The Colombo Heritage Collective, a passionate group of heritage enthusiasts, created a series of new walking maps for the city’s four most iconic neighbourhoods: Fort, the historic heart of the city; the ever-bustling street market quarter of Pettah; the leafy suburb Cinnamon Gardens and the multicultural district of Slave Island.
In each neighbourhood, they roamed the streets collecting stories of places and people. They curated a charming sampling of undisputed city highlights and little-known local insights, must-see places and hidden gems, which they handcrafted into four walking itineraries of about one hour.

Four talented local artists then mapped these captivating places in their own style. The result is a series of four handcrafted neighbourhood walking maps, each a unique, artistic ode to the spirit of Colombo. We meet these four creative minds to find out more about what inspires them, what makes the city tick, and, of course, their favourite places to eat, drink, shop, pray and play in Colombo’s historic hotspots.

Even if you only have a couple of hours to spend in Colombo, their itineraries will help you catch some of the best parts of the city and help you see its multifaceted neighbourhoods through the lens of locals.

Colombo 01 . Fort . by Mika Tennekoon

Mika Tennekoon at the red-white striped Cargill's building in Fort

Why did you choose pastel colours for your Colombo Fort map?

Most of my work is bright and colourful, but I felt that a lighter pastel palette better fit the long history and the grand architecture of this neighbourhood. Before I started drawing, I spent an evening driving around Fort to feel the atmosphere and see how much had changed over the years. The streets were quiet, and it was a good opportunity to reconnect with the place and look at the buildings in all their splendour: so handsome and sturdy but ignored and neglected for many years.

Please tell us how your drawings capture the spirit of place.

I remember coming here as a child. My dad brought us to the Bank of Ceylon, which used to be the highest building in town. We took the elevator, one of those old ones with steel shutters, all the way up to the top floor with the elevator, which made a huge impression on me. Fort Station is also a memorable place for me; we’d take the train up-country from there.

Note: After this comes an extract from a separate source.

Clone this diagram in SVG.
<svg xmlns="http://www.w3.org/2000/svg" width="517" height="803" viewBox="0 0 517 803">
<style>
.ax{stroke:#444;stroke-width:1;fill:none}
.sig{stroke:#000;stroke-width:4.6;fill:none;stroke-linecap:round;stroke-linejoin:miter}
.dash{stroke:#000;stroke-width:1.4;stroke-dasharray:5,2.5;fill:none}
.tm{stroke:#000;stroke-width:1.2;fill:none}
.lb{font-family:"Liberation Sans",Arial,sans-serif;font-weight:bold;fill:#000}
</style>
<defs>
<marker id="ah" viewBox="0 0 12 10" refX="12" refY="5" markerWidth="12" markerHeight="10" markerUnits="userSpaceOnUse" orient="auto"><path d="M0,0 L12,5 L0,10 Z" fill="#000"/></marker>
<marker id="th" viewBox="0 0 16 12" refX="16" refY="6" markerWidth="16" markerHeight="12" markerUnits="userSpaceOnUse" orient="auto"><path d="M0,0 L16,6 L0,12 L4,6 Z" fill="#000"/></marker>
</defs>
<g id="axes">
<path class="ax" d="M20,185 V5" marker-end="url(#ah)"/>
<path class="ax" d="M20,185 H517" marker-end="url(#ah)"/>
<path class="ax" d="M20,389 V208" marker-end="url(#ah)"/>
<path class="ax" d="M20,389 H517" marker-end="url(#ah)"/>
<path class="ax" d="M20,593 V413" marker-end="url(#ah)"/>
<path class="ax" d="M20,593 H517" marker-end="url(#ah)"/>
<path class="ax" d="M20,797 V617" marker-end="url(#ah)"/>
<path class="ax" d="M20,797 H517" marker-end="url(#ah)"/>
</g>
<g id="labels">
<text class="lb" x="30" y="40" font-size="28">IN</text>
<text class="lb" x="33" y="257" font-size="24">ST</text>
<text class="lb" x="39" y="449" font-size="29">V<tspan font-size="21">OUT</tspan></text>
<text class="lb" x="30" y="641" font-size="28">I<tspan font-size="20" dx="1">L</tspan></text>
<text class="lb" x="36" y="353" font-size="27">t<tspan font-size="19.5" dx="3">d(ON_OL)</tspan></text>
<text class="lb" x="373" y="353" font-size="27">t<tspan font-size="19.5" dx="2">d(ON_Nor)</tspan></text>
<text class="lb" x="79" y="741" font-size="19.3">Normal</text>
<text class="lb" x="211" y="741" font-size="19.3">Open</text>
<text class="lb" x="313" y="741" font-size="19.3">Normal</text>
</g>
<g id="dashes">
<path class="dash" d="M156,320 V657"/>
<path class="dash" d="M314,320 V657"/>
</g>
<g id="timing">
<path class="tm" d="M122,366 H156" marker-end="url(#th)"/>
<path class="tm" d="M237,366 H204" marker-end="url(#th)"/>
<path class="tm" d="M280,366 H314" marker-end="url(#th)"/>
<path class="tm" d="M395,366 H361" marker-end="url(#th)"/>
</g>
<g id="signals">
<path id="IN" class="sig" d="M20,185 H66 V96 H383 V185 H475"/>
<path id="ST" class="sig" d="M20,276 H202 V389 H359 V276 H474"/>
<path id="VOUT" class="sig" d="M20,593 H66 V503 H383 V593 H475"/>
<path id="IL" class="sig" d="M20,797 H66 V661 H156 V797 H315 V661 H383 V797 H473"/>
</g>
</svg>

Each individual illustration is a hand-drawn memory of place. For example, I always saw a newspaper guy on the way to the station. I so vividly remember his face, and he’s now immortalised on the map. I don’t think my generation fully realises what a happening place this must have been in the old days. Since working on this project, many people have shared their Fort memories with me, such as fun picnics in Gordon Gardens, live bands playing in Grand Oriental's bar, and long nights out in Chatham Street.

What does Fort mean to you?

I have been away from Sri Lanka for a few years; I was in the UK, Vietnam, and India. Since returning, I noticed that Fort has had a ‘face-lift’. All these crumbling buildings are now being renovated; they look so fancy now, which is amazing. It’s like Colombo people start appreciating the history hidden amid all these new skyscrapers. I hope Fort’s beauty and character can be conserved, and we will not see more high rises in this part of town.

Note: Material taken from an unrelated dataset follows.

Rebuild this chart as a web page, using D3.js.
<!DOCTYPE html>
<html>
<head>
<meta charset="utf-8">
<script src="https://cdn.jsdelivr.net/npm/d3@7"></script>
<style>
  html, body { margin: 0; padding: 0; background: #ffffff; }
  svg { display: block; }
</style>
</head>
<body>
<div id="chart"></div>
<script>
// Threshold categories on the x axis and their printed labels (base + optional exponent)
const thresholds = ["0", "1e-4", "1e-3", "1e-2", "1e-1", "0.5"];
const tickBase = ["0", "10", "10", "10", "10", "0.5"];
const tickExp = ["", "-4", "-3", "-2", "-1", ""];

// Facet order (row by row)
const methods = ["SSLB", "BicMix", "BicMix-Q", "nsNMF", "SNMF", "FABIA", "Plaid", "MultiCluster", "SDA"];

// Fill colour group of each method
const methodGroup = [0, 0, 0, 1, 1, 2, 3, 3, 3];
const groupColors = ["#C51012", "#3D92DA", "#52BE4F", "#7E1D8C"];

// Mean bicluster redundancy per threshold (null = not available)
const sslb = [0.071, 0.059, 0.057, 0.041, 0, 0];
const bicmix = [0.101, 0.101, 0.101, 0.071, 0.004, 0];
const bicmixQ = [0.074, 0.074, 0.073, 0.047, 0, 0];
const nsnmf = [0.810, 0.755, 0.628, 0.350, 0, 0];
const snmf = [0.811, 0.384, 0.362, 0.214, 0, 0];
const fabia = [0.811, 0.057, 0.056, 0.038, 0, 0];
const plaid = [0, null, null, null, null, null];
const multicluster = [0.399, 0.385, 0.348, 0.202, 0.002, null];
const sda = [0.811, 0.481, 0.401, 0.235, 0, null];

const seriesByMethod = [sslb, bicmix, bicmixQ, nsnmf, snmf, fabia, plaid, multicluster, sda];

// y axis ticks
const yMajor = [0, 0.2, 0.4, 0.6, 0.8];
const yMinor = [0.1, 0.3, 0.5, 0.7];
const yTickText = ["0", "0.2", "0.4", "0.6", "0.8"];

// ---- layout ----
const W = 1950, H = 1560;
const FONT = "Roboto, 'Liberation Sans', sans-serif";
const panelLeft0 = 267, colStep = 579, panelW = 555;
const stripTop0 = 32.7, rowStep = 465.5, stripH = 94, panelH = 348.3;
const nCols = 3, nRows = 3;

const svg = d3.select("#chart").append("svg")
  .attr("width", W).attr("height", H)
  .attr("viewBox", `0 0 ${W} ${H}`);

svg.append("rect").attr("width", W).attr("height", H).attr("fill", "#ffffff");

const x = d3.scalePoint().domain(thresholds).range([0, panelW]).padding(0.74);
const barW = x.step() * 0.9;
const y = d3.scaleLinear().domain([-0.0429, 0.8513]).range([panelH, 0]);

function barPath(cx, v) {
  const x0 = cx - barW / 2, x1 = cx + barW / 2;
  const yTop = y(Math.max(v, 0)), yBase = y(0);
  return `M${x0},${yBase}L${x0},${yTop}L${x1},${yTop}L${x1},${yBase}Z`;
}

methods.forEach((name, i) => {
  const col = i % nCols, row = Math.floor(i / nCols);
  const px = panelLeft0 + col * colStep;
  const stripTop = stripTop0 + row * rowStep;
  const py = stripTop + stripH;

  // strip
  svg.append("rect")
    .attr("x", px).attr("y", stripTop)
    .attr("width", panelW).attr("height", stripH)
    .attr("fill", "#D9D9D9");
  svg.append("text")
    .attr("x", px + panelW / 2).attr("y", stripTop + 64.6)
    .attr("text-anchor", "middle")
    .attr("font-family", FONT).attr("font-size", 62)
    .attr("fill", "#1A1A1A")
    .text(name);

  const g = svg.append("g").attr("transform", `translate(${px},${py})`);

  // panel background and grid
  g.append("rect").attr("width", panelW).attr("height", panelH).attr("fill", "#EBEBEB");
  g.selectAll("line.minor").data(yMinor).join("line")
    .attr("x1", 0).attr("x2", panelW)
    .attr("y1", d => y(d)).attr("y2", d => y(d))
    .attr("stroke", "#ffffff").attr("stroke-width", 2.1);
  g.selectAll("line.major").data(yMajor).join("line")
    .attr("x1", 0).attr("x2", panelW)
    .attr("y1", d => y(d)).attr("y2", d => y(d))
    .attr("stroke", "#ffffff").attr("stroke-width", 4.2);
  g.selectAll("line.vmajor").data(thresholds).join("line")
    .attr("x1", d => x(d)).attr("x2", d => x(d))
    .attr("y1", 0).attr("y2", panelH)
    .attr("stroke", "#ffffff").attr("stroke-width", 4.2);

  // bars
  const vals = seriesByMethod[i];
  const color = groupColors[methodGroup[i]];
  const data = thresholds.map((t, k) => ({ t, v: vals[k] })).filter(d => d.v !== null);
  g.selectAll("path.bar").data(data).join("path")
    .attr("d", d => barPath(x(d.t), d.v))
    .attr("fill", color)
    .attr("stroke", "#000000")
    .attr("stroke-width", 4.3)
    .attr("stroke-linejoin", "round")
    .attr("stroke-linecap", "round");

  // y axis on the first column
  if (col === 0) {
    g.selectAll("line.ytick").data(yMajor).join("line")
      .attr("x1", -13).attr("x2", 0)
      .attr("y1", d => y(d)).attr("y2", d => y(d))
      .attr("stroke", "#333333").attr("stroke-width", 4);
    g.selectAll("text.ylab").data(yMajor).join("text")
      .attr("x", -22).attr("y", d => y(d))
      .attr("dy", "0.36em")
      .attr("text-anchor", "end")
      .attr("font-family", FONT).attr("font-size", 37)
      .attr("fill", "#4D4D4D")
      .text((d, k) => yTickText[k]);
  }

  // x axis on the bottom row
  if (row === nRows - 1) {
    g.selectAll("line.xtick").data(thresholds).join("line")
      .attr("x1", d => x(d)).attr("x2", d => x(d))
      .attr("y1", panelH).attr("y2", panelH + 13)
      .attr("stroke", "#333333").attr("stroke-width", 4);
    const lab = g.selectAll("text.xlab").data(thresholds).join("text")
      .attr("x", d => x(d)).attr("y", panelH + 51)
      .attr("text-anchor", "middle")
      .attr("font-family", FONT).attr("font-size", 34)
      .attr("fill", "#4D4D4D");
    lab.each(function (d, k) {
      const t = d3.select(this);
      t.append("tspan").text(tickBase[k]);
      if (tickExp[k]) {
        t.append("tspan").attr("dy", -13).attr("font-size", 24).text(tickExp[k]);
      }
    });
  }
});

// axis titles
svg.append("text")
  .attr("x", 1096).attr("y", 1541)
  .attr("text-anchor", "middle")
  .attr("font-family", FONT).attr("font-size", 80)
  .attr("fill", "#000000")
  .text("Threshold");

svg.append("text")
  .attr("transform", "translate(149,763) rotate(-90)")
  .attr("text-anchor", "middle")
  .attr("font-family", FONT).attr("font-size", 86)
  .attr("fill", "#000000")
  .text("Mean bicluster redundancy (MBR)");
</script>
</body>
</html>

Finally, we would love to know some of your favourite places in Colombo.

I used to come to Fort a lot in the days that it was more of an off-limits place. The little terrace bar at the Grand Oriental was one of these hidden places; few people knew about it, but it had cheap beer and the best view in town. But perhaps my all-time favourite place is the Galle Face Green. I love going there for the isso vade (spicy prawn fritters, red.), enjoying the breeze and the relaxed atmosphere. I must have photographed the view a thousand times. While working on this map, I added a new place to my list of favourites. I knew of the Sambodhi Chaithya (a Buddhist stupa, red.) but I’d never been inside. The curved walls with Buddhist murals are absolutely stunning; it's a must-see!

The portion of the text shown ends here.